═══ SUPPLIED MATERIAL

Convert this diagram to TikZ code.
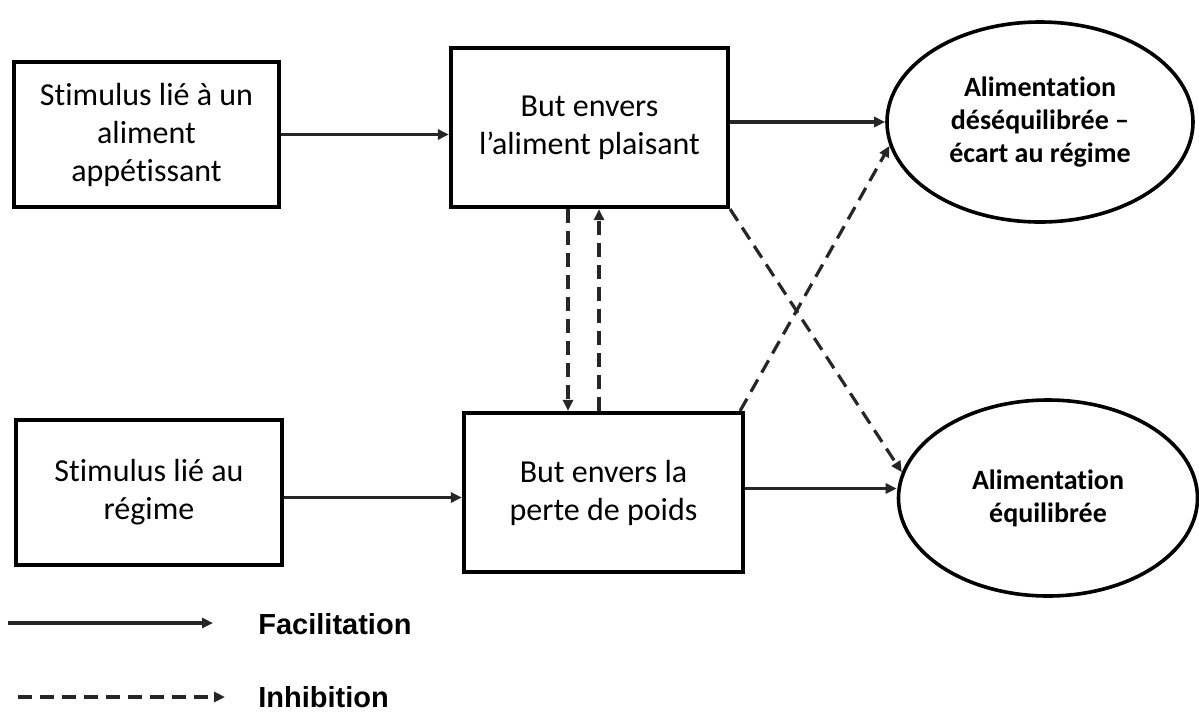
\documentclass[tikz,border=0pt]{standalone}
\usepackage{fontspec}
\setmainfont{Carlito}[Ligatures=NoCommon]
\newfontfamily\legendfont{Liberation Sans}
\usetikzlibrary{arrows.meta,shapes.geometric}

\begin{document}
\begin{tikzpicture}[x=0.5pt,y=-0.5pt,
  box/.style={draw=black, line width=2.1pt, rectangle, inner sep=0pt,
    align=center, font=\fontsize{16pt}{19pt}\selectfont},
  outcome/.style={draw=black, line width=1.8pt, ellipse, inner sep=0pt,
    align=center, font=\fontsize{14pt}{16.5pt}\selectfont\bfseries},
  fac/.style={draw=black!85, line width=1.6pt, -{Triangle[length=5.5pt,width=5pt]}},
  inh/.style={fac, dash pattern=on 7pt off 4pt},
  legendtext/.style={anchor=west, inner sep=0pt, font=\legendfont\bfseries\fontsize{14.5pt}{17pt}\selectfont}
]
\useasboundingbox (0,0) rectangle (1199,719);

% goal and stimulus boxes
\node[box, minimum width=132.5pt, minimum height=72.5pt] (s1) at (146.5,134.5)
  {Stimulus lié à un\\aliment\\appétissant};
\node[box, minimum width=138.5pt, minimum height=79.5pt] (g1) at (589.5,127.5)
  {But envers\\l’aliment plaisant};
\node[box, minimum width=133pt, minimum height=72.5pt] (s2) at (149,492.5)
  {Stimulus lié au\\régime};
\node[box, minimum width=139.5pt, minimum height=79.5pt] (g2) at (603.5,492.5)
  {But envers la\\perte de poids};

% eating outcomes
\node[outcome, minimum width=153pt, minimum height=100pt] (o1) at (1040,122)
  {Alimentation\\déséquilibrée –\\écart au régime};
\node[outcome, minimum width=149.5pt, minimum height=98pt] (o2) at (1048,498)
  {Alimentation\\équilibrée};

% facilitation links
\draw[fac] (s1.east) -- (s1.east -| g1.west);
\draw[fac] (g1.east |- o1) -- (o1.west);
\draw[fac] ([yshift=-2.5pt]s2.east) -- ([yshift=-2.5pt]s2.east -| g2.west);
\draw[fac] ([yshift=2pt]g2.east) -- ([yshift=2pt]g2.east -| o2.west);

% inhibition links
\coordinate (vdown) at (568,0);
\coordinate (vup) at (599,0);
\draw[inh] (vdown |- g1.south) -- (vdown |- g2.north);
\draw[inh] (vup |- g2.north) -- (vup |- g1.south);
\draw[inh] (g1.south east) -- (o2.170);
\draw[inh] ([xshift=-2.5pt]g2.north east) -- (o1.189);

% legend
\coordinate (fa) at (8,623);
\coordinate (fb) at (213,623);
\coordinate (ia) at (18,697);
\coordinate (ib) at (225,697);
\draw[fac] (fa) -- (fb);
\draw[inh] (ia) -- (ib);
\node[legendtext] (lf) at (258,624) {Facilitation};
\node[legendtext] (li) at (258,697) {Inhibition};
\end{tikzpicture}
\end{document}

══════

TASK INSTRUCTIONS: In your copy, leave out the pictures and reproduce the material above exactly.

ANSWER TO THE TASK:
Convert this diagram to TikZ code.
\documentclass[tikz,border=0pt]{standalone}
\usepackage{fontspec}
\setmainfont{Carlito}[Ligatures=NoCommon]
\newfontfamily\legendfont{Liberation Sans}
\usetikzlibrary{arrows.meta,shapes.geometric}

\begin{document}
\begin{tikzpicture}[x=0.5pt,y=-0.5pt,
  box/.style={draw=black, line width=2.1pt, rectangle, inner sep=0pt,
    align=center, font=\fontsize{16pt}{19pt}\selectfont},
  outcome/.style={draw=black, line width=1.8pt, ellipse, inner sep=0pt,
    align=center, font=\fontsize{14pt}{16.5pt}\selectfont\bfseries},
  fac/.style={draw=black!85, line width=1.6pt, -{Triangle[length=5.5pt,width=5pt]}},
  inh/.style={fac, dash pattern=on 7pt off 4pt},
  legendtext/.style={anchor=west, inner sep=0pt, font=\legendfont\bfseries\fontsize{14.5pt}{17pt}\selectfont}
]
\useasboundingbox (0,0) rectangle (1199,719);

% goal and stimulus boxes
\node[box, minimum width=132.5pt, minimum height=72.5pt] (s1) at (146.5,134.5)
  {Stimulus lié à un\\aliment\\appétissant};
\node[box, minimum width=138.5pt, minimum height=79.5pt] (g1) at (589.5,127.5)
  {But envers\\l’aliment plaisant};
\node[box, minimum width=133pt, minimum height=72.5pt] (s2) at (149,492.5)
  {Stimulus lié au\\régime};
\node[box, minimum width=139.5pt, minimum height=79.5pt] (g2) at (603.5,492.5)
  {But envers la\\perte de poids};

% eating outcomes
\node[outcome, minimum width=153pt, minimum height=100pt] (o1) at (1040,122)
  {Alimentation\\déséquilibrée –\\écart au régime};
\node[outcome, minimum width=149.5pt, minimum height=98pt] (o2) at (1048,498)
  {Alimentation\\équilibrée};

% facilitation links
\draw[fac] (s1.east) -- (s1.east -| g1.west);
\draw[fac] (g1.east |- o1) -- (o1.west);
\draw[fac] ([yshift=-2.5pt]s2.east) -- ([yshift=-2.5pt]s2.east -| g2.west);
\draw[fac] ([yshift=2pt]g2.east) -- ([yshift=2pt]g2.east -| o2.west);

% inhibition links
\coordinate (vdown) at (568,0);
\coordinate (vup) at (599,0);
\draw[inh] (vdown |- g1.south) -- (vdown |- g2.north);
\draw[inh] (vup |- g2.north) -- (vup |- g1.south);
\draw[inh] (g1.south east) -- (o2.170);
\draw[inh] ([xshift=-2.5pt]g2.north east) -- (o1.189);

% legend
\coordinate (fa) at (8,623);
\coordinate (fb) at (213,623);
\coordinate (ia) at (18,697);
\coordinate (ib) at (225,697);
\draw[fac] (fa) -- (fb);
\draw[inh] (ia) -- (ib);
\node[legendtext] (lf) at (258,624) {Facilitation};
\node[legendtext] (li) at (258,697) {Inhibition};
\end{tikzpicture}
\end{document}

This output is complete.